AFN: Qual a importância para o Brasil de fazer pesquisas na Antártica?
Win Degrave: O Brasil é signatário do Tratado Antártico e também membro consultivo de seu conselho. Com isso, tem uma demanda obrigatória, dentro desse papel internacional e estratégico, de desenvolver pesquisas na Antártica. Isso é muito importante para as diferentes áreas, não só a área biológica, mas climatológica, atmosférica, não só pesquisas do próprio continente, mas também os mares no entorno. Para a Marinha e para a Aeronáutica, por exemplo, é muito importante ter experiências nesses ambientes extremos e desenvolver operações de logística, suporte, apoio à pesquisa. Então é um conjunto bastante importante.
A gente pensa que a Antártica é muito longe, muito distante, diferente e isolado. Mas não é tão isolado assim, porque realmente tem bastante animais migratórios que interagem com o continente americano, trazendo e levando microrganismos. A gente já sabe isso por outras pesquisas, inclusive de outros países, que já existe uma presença importante de microplásticos tanto no gelo, no continente em si, quanto na água e no ar. Estes microplásticos também trazem ou associam microrganismos. Então, existe toda uma dinâmica bastante importante. Sem falar obviamente do impacto climatológico e o que pode ser a previsão de mudanças climáticas relacionadas ao aquecimento global sobre o continente e essa interação sobre o clima no Brasil.
AFN: E pessoalmente, o que te move a ir a Antártica?
Win Degrave: Eu acho que quem pesquisa microrganismos gosta de ver onde eles vivem e em que ecossistema eles se movimentam. Eu acho muito importante ter essa ligação do pesquisador de laboratório com o meio ambiente ou com os pacientes, com o objeto de pesquisa. Então, para isso, eu acho realmente uma oportunidade importante fazer trabalho de campo. Para mim, pessoalmente, o clima frio não é tão estranho assim, então, isso não me assusta.

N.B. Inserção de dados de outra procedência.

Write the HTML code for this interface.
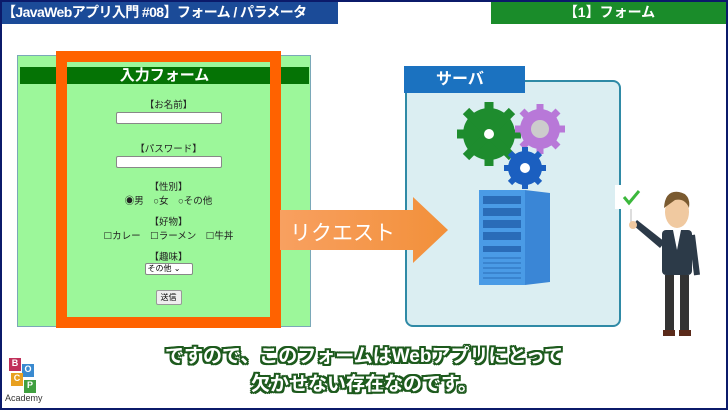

AFN: Qual a expectativa com relação ao material que pode ser futuramente trabalhado nos laboratórios da Fiocruz no Brasil?
Win Degrave: É importante ter uma noção clara de que a Antártica não é um único universo, você tem ilhas isoladas, tem ilhas com população de animais marinhos, ilhas só com pinguim, por exemplo, tem atividade vulcânica, onde você consegue pesquisar organismos adaptados ao frio, ao gelo, e às fontes termais e os extremos em biodiversidade, pelo menos microbiológica, ali presente. Então, é uma oportunidade para nós poder participar de uma pesquisa de uma coleta assim. Acho que também é importante a gente conseguir levar essa vivência para os alunos que participam do projeto, inicialmente para a parte analítica depois no laboratório, mas futuramente também para os que vão participar das missões.